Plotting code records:
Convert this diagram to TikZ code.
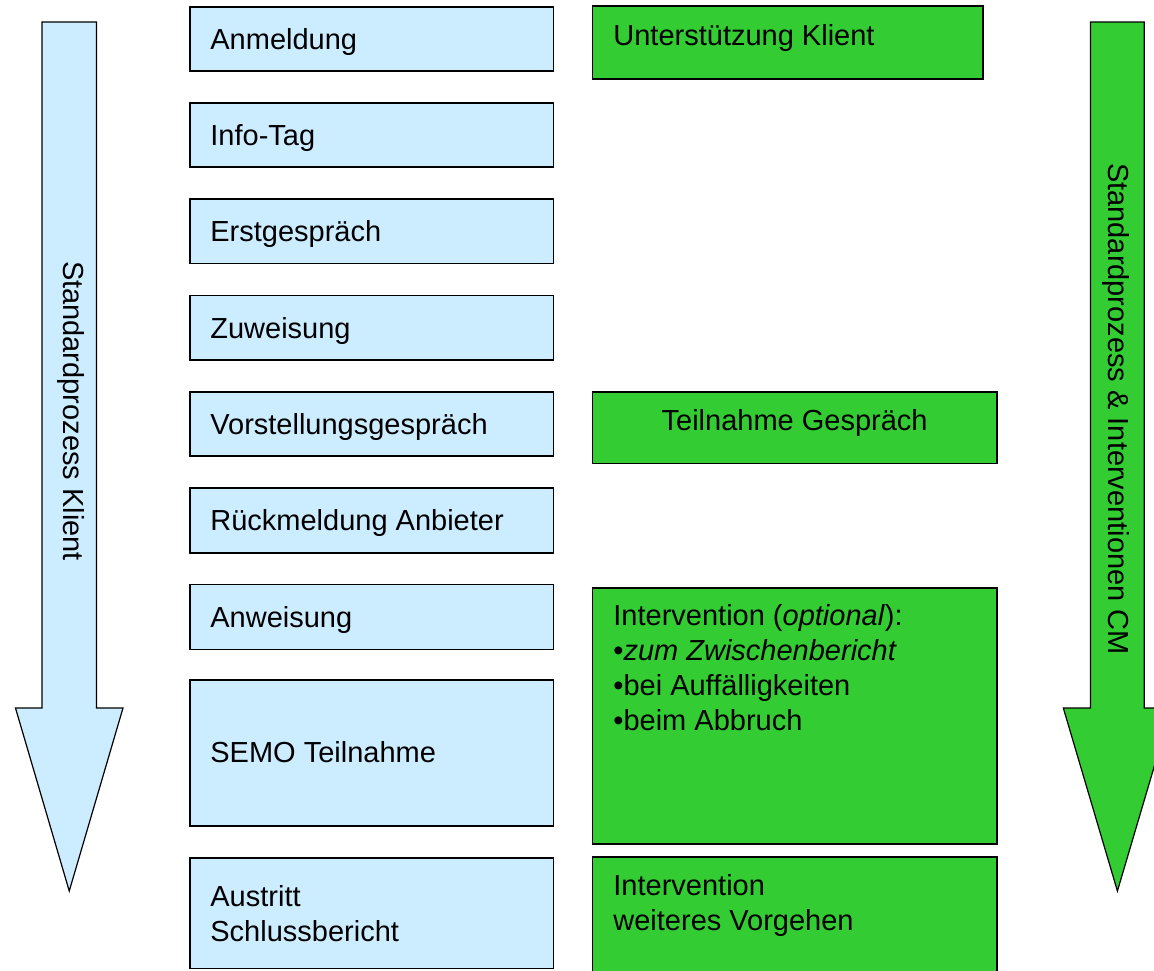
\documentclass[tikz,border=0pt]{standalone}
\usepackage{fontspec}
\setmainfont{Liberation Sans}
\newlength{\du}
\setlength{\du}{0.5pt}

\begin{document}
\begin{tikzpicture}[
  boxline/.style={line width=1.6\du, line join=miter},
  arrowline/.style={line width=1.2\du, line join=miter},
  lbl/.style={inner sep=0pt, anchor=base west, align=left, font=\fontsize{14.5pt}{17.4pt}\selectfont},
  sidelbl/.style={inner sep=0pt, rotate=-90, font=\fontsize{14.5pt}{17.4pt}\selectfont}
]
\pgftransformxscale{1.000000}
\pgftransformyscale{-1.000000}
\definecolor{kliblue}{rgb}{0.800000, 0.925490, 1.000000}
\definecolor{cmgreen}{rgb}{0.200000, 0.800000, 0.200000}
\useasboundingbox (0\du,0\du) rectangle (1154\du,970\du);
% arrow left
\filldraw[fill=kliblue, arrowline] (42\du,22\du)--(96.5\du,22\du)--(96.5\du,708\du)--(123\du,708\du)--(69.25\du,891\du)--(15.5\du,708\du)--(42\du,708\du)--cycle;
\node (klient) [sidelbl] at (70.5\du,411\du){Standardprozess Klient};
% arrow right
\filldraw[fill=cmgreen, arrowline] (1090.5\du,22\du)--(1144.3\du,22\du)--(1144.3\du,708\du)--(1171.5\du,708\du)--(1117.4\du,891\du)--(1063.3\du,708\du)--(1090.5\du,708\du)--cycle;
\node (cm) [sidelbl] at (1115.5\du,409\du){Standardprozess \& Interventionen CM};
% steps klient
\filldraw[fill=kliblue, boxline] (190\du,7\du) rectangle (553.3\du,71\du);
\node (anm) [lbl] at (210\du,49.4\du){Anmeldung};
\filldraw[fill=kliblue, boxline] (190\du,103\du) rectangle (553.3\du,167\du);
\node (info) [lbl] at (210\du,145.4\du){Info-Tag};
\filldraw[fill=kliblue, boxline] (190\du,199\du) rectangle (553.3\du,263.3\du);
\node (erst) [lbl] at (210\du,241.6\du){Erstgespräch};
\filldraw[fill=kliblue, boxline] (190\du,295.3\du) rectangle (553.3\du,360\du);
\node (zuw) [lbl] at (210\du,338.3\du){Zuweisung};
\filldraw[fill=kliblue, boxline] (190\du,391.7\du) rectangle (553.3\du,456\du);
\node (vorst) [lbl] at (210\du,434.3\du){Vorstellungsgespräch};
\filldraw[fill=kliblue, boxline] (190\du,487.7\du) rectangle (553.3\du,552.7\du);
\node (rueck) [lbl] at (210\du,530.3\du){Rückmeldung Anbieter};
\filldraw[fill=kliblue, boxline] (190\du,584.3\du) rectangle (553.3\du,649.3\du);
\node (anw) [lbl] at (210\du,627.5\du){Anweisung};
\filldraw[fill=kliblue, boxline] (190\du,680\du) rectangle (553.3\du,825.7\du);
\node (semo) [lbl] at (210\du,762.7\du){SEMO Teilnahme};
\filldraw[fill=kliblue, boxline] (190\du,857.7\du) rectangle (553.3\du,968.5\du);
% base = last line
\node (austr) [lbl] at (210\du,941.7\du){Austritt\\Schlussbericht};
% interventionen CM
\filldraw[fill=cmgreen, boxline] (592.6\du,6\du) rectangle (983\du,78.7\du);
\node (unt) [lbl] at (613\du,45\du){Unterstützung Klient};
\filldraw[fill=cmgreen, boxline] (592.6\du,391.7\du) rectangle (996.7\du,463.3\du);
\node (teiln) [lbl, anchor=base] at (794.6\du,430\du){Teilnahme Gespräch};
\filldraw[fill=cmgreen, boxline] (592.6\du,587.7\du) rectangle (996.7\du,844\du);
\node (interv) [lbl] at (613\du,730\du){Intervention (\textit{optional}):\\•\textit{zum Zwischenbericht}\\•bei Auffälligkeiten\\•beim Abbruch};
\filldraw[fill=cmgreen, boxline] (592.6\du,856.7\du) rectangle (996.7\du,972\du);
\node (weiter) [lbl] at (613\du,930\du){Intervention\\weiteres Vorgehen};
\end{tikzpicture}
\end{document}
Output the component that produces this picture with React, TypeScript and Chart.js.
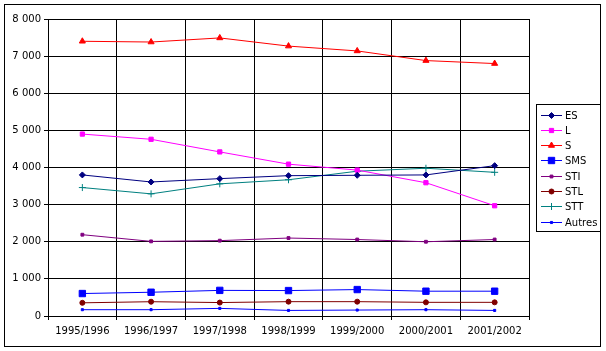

> **THE REQUEST**: Leave out the pictures and output the rest of the material exactly as written.

> **ANSWER TO THIS EXERCISE**:
Convert this diagram to TikZ code.
\documentclass[tikz,border=0pt]{standalone}
\usepackage{fontspec}
\setmainfont{Liberation Sans}
\newlength{\du}
\setlength{\du}{0.5pt}

\begin{document}
\begin{tikzpicture}[
  boxline/.style={line width=1.6\du, line join=miter},
  arrowline/.style={line width=1.2\du, line join=miter},
  lbl/.style={inner sep=0pt, anchor=base west, align=left, font=\fontsize{14.5pt}{17.4pt}\selectfont},
  sidelbl/.style={inner sep=0pt, rotate=-90, font=\fontsize{14.5pt}{17.4pt}\selectfont}
]
\pgftransformxscale{1.000000}
\pgftransformyscale{-1.000000}
\definecolor{kliblue}{rgb}{0.800000, 0.925490, 1.000000}
\definecolor{cmgreen}{rgb}{0.200000, 0.800000, 0.200000}
\useasboundingbox (0\du,0\du) rectangle (1154\du,970\du);
% arrow left
\filldraw[fill=kliblue, arrowline] (42\du,22\du)--(96.5\du,22\du)--(96.5\du,708\du)--(123\du,708\du)--(69.25\du,891\du)--(15.5\du,708\du)--(42\du,708\du)--cycle;
\node (klient) [sidelbl] at (70.5\du,411\du){Standardprozess Klient};
% arrow right
\filldraw[fill=cmgreen, arrowline] (1090.5\du,22\du)--(1144.3\du,22\du)--(1144.3\du,708\du)--(1171.5\du,708\du)--(1117.4\du,891\du)--(1063.3\du,708\du)--(1090.5\du,708\du)--cycle;
\node (cm) [sidelbl] at (1115.5\du,409\du){Standardprozess \& Interventionen CM};
% steps klient
\filldraw[fill=kliblue, boxline] (190\du,7\du) rectangle (553.3\du,71\du);
\node (anm) [lbl] at (210\du,49.4\du){Anmeldung};
\filldraw[fill=kliblue, boxline] (190\du,103\du) rectangle (553.3\du,167\du);
\node (info) [lbl] at (210\du,145.4\du){Info-Tag};
\filldraw[fill=kliblue, boxline] (190\du,199\du) rectangle (553.3\du,263.3\du);
\node (erst) [lbl] at (210\du,241.6\du){Erstgespräch};
\filldraw[fill=kliblue, boxline] (190\du,295.3\du) rectangle (553.3\du,360\du);
\node (zuw) [lbl] at (210\du,338.3\du){Zuweisung};
\filldraw[fill=kliblue, boxline] (190\du,391.7\du) rectangle (553.3\du,456\du);
\node (vorst) [lbl] at (210\du,434.3\du){Vorstellungsgespräch};
\filldraw[fill=kliblue, boxline] (190\du,487.7\du) rectangle (553.3\du,552.7\du);
\node (rueck) [lbl] at (210\du,530.3\du){Rückmeldung Anbieter};
\filldraw[fill=kliblue, boxline] (190\du,584.3\du) rectangle (553.3\du,649.3\du);
\node (anw) [lbl] at (210\du,627.5\du){Anweisung};
\filldraw[fill=kliblue, boxline] (190\du,680\du) rectangle (553.3\du,825.7\du);
\node (semo) [lbl] at (210\du,762.7\du){SEMO Teilnahme};
\filldraw[fill=kliblue, boxline] (190\du,857.7\du) rectangle (553.3\du,968.5\du);
% base = last line
\node (austr) [lbl] at (210\du,941.7\du){Austritt\\Schlussbericht};
% interventionen CM
\filldraw[fill=cmgreen, boxline] (592.6\du,6\du) rectangle (983\du,78.7\du);
\node (unt) [lbl] at (613\du,45\du){Unterstützung Klient};
\filldraw[fill=cmgreen, boxline] (592.6\du,391.7\du) rectangle (996.7\du,463.3\du);
\node (teiln) [lbl, anchor=base] at (794.6\du,430\du){Teilnahme Gespräch};
\filldraw[fill=cmgreen, boxline] (592.6\du,587.7\du) rectangle (996.7\du,844\du);
\node (interv) [lbl] at (613\du,730\du){Intervention (\textit{optional}):\\•\textit{zum Zwischenbericht}\\•bei Auffälligkeiten\\•beim Abbruch};
\filldraw[fill=cmgreen, boxline] (592.6\du,856.7\du) rectangle (996.7\du,972\du);
\node (weiter) [lbl] at (613\du,930\du){Intervention\\weiteres Vorgehen};
\end{tikzpicture}
\end{document}
Output the component that produces this picture with React, TypeScript and Chart.js.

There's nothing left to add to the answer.